■ **PROBLEM DETAILS**: It is required that the lines from the top of the listing through the line with "ax = fig.add_axes([0.133, 0.0855, 0.857, 0.8845])" be reproduced exactly, excluding pictures.

■ **SUPPLIED INFORMATION**:
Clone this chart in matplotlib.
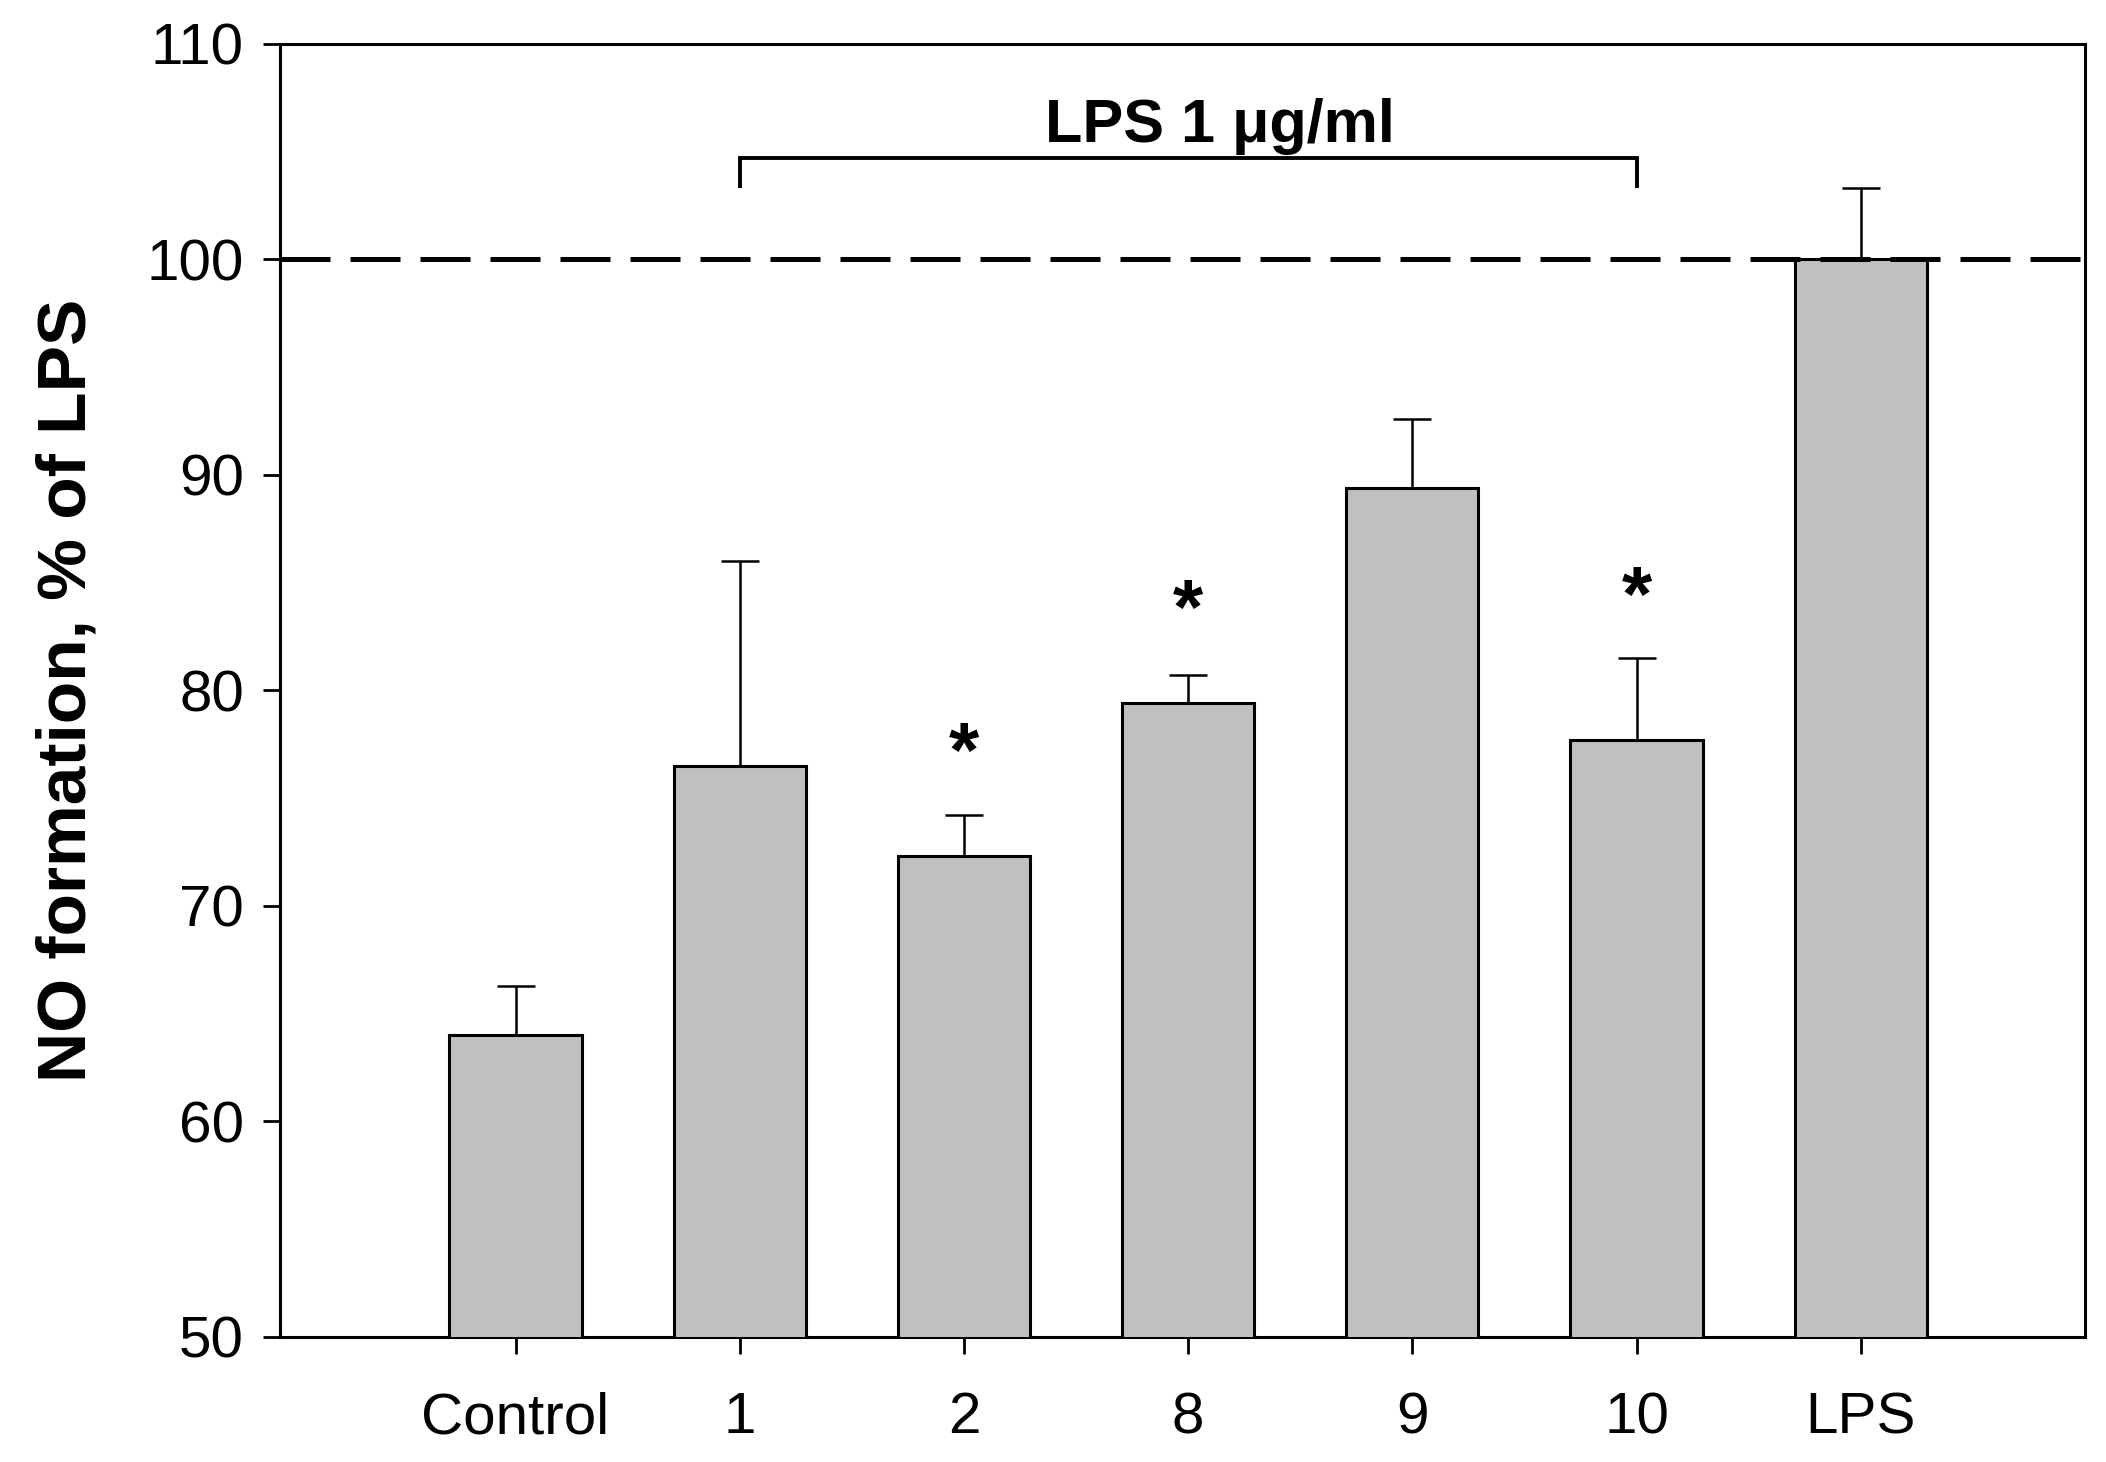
import matplotlib
matplotlib.use("Agg")
import matplotlib.pyplot as plt
import numpy as np

categories = ["Control", "1", "2", "8", "9", "10", "LPS"]
means = [64.0, 76.5, 72.3, 79.4, 89.4, 77.7, 100.0]
err_upper = [2.3, 9.5, 1.9, 1.3, 3.2, 3.8, 3.3]
star_groups = ["2", "8", "10"]
star_y = [78.0, 84.6, 85.2]
bracket_from, bracket_to = "1", "10"
bracket_label = "LPS 1 \u03bcg/ml"
yticks = [50, 60, 70, 80, 90, 100, 110]

plt.rcParams['font.family'] = ['Liberation Sans', 'DejaVu Sans']

fig = plt.figure(figsize=(21.06, 14.62), dpi=100)
ax = fig.add_axes([0.133, 0.0855, 0.857, 0.8845])

x = np.arange(len(categories))
ax.bar(x, means, width=0.59, color="#c0c0c0", edgecolor="black", linewidth=2.2, zorder=3)
ax.errorbar(x, means, yerr=[np.zeros(len(means)), err_upper], fmt="none",
            ecolor="black", elinewidth=1.8, capsize=13.5, capthick=1.8, zorder=2)

ax.axhline(100, color="black", linewidth=3.6, dashes=(10, 4), zorder=4)

for g, sy in zip(star_groups, star_y):
    ax.annotate("*", xy=(categories.index(g), sy), xytext=(0, -31), textcoords="offset points",
                ha="center", va="baseline", fontsize=56, fontweight="bold", zorder=5)

xa = categories.index(bracket_from)
xb = categories.index(bracket_to)
ax.plot([xa, xa, xb, xb], [103.3, 104.7, 104.7, 103.3], color="black", linewidth=2.8,
        solid_joinstyle="miter", solid_capstyle="butt", clip_on=False)
ax.text(3.14, 105.45, bracket_label, ha="center", va="baseline", fontsize=44, fontweight="bold")

ax.set_xlim(-1.05, 7.0)
ax.set_ylim(50, 110)
ax.set_yticks(yticks)
ax.set_xticks(x)
ax.set_xticklabels(categories)
ax.tick_params(axis="both", direction="out", length=12, width=2, labelsize=42)
ax.tick_params(axis="y", pad=14)
ax.tick_params(axis="x", pad=27)
for s in ax.spines.values():
    s.set_linewidth(2.2)
ax.set_ylabel("NO formation, % of LPS", fontsize=50, fontweight="bold", labelpad=34)

fig.savefig("out.png", dpi=100)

■ **TASK ANSWER**:
Clone this chart in matplotlib.
import matplotlib
matplotlib.use("Agg")
import matplotlib.pyplot as plt
import numpy as np

categories = ["Control", "1", "2", "8", "9", "10", "LPS"]
means = [64.0, 76.5, 72.3, 79.4, 89.4, 77.7, 100.0]
err_upper = [2.3, 9.5, 1.9, 1.3, 3.2, 3.8, 3.3]
star_groups = ["2", "8", "10"]
star_y = [78.0, 84.6, 85.2]
bracket_from, bracket_to = "1", "10"
bracket_label = "LPS 1 \u03bcg/ml"
yticks = [50, 60, 70, 80, 90, 100, 110]

plt.rcParams['font.family'] = ['Liberation Sans', 'DejaVu Sans']

fig = plt.figure(figsize=(21.06, 14.62), dpi=100)
ax = fig.add_axes([0.133, 0.0855, 0.857, 0.8845])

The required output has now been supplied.